Reproduce nothing but the lines from the start of the material through the line that includes "const yTickLabels = [0, -20, -40, -60, -80, -100, -120, -140];", both ends included, and omit every picture.

## START Available data

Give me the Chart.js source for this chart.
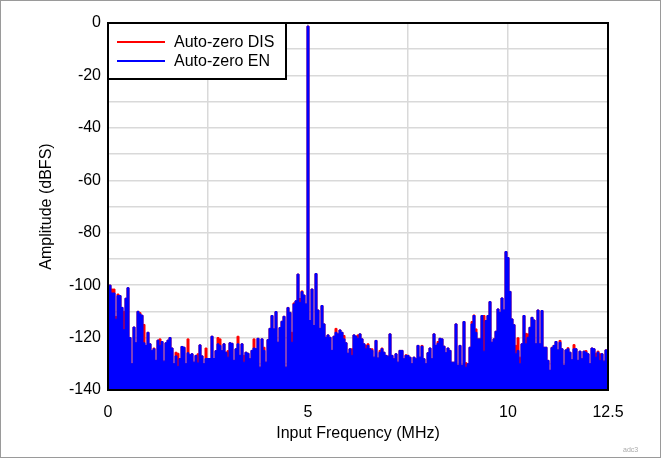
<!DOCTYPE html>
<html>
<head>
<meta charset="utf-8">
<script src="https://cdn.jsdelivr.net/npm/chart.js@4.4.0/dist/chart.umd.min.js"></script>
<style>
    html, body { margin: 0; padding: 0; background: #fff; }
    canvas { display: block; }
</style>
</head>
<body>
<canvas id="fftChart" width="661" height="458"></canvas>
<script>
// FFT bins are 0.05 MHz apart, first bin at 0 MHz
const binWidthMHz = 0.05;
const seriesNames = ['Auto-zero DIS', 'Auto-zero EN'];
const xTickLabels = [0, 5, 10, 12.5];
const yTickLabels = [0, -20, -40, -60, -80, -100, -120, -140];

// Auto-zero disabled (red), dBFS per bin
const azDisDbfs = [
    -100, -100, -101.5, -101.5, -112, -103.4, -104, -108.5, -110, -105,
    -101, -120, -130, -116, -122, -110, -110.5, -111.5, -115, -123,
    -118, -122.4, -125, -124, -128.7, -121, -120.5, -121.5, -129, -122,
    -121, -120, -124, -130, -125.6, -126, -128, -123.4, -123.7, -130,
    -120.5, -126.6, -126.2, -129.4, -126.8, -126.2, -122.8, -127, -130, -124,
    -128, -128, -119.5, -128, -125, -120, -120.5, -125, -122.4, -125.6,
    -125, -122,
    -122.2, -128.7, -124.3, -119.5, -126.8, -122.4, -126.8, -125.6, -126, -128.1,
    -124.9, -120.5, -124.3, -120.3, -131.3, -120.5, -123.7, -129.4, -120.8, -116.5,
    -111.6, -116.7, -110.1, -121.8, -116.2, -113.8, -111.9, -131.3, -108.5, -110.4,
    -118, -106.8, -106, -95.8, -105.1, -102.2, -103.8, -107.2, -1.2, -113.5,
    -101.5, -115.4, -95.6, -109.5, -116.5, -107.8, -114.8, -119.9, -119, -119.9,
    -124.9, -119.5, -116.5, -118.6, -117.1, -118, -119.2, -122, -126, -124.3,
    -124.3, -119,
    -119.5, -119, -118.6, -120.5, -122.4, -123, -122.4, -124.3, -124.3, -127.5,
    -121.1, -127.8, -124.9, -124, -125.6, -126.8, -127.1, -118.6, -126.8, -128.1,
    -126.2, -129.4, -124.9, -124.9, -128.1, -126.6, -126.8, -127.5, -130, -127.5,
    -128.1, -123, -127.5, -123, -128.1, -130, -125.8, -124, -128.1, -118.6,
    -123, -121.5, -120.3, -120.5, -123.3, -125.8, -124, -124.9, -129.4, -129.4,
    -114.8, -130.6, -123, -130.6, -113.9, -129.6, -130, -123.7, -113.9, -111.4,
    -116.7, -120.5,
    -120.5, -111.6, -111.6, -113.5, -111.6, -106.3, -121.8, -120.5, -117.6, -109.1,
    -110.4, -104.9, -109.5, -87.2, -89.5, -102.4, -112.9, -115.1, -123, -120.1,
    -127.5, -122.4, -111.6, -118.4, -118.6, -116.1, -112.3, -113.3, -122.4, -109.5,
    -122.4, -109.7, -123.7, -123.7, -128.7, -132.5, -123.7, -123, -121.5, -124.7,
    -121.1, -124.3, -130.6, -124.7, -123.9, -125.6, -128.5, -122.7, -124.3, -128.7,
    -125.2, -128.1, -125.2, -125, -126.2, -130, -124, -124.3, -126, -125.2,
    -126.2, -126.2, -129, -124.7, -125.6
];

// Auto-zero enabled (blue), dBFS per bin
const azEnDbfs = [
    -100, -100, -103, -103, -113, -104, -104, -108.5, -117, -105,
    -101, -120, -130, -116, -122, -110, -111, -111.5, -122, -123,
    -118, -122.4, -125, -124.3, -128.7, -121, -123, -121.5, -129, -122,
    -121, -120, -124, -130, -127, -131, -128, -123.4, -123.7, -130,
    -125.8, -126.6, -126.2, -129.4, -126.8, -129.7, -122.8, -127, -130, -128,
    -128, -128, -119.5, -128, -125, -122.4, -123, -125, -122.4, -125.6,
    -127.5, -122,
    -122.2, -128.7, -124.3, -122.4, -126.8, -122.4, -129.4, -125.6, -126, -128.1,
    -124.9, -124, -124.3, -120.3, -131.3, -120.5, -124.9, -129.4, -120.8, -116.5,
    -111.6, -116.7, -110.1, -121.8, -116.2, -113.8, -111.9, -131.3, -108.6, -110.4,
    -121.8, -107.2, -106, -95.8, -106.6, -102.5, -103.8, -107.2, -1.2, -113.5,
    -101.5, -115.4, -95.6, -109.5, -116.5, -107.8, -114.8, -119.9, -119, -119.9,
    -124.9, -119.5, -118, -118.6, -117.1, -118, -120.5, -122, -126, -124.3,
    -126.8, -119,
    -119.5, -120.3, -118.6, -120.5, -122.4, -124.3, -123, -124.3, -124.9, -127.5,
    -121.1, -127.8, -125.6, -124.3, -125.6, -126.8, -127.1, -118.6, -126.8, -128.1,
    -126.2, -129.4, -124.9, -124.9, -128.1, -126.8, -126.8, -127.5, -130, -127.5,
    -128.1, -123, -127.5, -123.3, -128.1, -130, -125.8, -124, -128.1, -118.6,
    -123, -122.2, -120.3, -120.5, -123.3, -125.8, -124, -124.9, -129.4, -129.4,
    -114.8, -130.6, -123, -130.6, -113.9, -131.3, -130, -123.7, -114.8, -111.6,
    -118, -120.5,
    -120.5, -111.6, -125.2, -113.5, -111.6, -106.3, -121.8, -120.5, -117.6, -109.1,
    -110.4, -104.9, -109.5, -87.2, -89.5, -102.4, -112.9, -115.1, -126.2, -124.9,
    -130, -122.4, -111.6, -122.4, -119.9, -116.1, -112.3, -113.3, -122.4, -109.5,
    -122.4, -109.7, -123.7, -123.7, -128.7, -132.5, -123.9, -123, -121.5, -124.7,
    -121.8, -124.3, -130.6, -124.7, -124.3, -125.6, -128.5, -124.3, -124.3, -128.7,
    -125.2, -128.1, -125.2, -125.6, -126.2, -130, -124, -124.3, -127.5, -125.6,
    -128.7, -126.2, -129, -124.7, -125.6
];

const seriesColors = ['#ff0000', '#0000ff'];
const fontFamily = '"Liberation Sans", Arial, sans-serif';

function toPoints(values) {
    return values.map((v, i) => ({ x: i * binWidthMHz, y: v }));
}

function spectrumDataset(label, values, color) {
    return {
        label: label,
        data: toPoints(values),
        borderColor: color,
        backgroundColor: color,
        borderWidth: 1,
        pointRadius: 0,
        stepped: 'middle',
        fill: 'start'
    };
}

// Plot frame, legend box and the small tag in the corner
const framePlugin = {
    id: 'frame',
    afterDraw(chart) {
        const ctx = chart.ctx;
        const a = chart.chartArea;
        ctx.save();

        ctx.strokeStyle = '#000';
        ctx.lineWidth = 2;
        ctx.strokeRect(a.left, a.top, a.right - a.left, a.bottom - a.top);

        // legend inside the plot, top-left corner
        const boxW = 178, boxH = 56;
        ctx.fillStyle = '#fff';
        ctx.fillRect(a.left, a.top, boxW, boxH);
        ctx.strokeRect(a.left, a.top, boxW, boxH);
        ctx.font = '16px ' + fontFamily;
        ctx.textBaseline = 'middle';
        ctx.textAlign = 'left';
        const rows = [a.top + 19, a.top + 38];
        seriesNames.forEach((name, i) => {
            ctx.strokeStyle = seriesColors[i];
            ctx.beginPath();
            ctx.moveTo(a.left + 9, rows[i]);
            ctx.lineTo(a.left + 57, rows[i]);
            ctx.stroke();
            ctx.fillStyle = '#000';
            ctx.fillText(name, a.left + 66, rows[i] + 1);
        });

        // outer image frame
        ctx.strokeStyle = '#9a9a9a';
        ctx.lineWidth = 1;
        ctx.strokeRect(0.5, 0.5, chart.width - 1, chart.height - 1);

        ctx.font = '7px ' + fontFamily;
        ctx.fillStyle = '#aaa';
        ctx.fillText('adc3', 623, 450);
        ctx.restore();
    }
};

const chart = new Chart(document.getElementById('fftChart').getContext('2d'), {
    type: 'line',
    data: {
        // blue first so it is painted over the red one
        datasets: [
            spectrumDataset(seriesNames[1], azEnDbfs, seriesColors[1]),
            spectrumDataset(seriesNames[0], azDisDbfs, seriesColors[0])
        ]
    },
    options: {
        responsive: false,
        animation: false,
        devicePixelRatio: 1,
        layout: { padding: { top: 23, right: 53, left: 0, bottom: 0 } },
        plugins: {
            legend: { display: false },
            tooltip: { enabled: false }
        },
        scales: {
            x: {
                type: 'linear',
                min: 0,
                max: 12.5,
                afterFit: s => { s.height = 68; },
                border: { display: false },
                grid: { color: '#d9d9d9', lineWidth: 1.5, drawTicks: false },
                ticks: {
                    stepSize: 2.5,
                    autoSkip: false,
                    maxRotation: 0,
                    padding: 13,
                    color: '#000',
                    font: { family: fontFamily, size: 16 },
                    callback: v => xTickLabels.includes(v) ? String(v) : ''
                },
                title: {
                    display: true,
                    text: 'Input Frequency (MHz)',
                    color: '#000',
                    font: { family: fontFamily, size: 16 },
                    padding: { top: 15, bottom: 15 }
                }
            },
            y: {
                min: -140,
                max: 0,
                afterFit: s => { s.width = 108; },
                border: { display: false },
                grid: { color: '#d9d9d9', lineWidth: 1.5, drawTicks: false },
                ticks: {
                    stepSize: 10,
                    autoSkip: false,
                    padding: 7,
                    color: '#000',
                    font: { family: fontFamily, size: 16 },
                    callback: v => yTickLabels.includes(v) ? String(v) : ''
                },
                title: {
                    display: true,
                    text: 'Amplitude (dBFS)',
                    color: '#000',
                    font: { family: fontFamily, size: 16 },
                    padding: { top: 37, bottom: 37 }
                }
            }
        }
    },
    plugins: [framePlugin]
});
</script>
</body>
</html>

## END Available data

### Task result
Give me the Chart.js source for this chart.
<!DOCTYPE html>
<html>
<head>
<meta charset="utf-8">
<script src="https://cdn.jsdelivr.net/npm/chart.js@4.4.0/dist/chart.umd.min.js"></script>
<style>
    html, body { margin: 0; padding: 0; background: #fff; }
    canvas { display: block; }
</style>
</head>
<body>
<canvas id="fftChart" width="661" height="458"></canvas>
<script>
// FFT bins are 0.05 MHz apart, first bin at 0 MHz
const binWidthMHz = 0.05;
const seriesNames = ['Auto-zero DIS', 'Auto-zero EN'];
const xTickLabels = [0, 5, 10, 12.5];
const yTickLabels = [0, -20, -40, -60, -80, -100, -120, -140];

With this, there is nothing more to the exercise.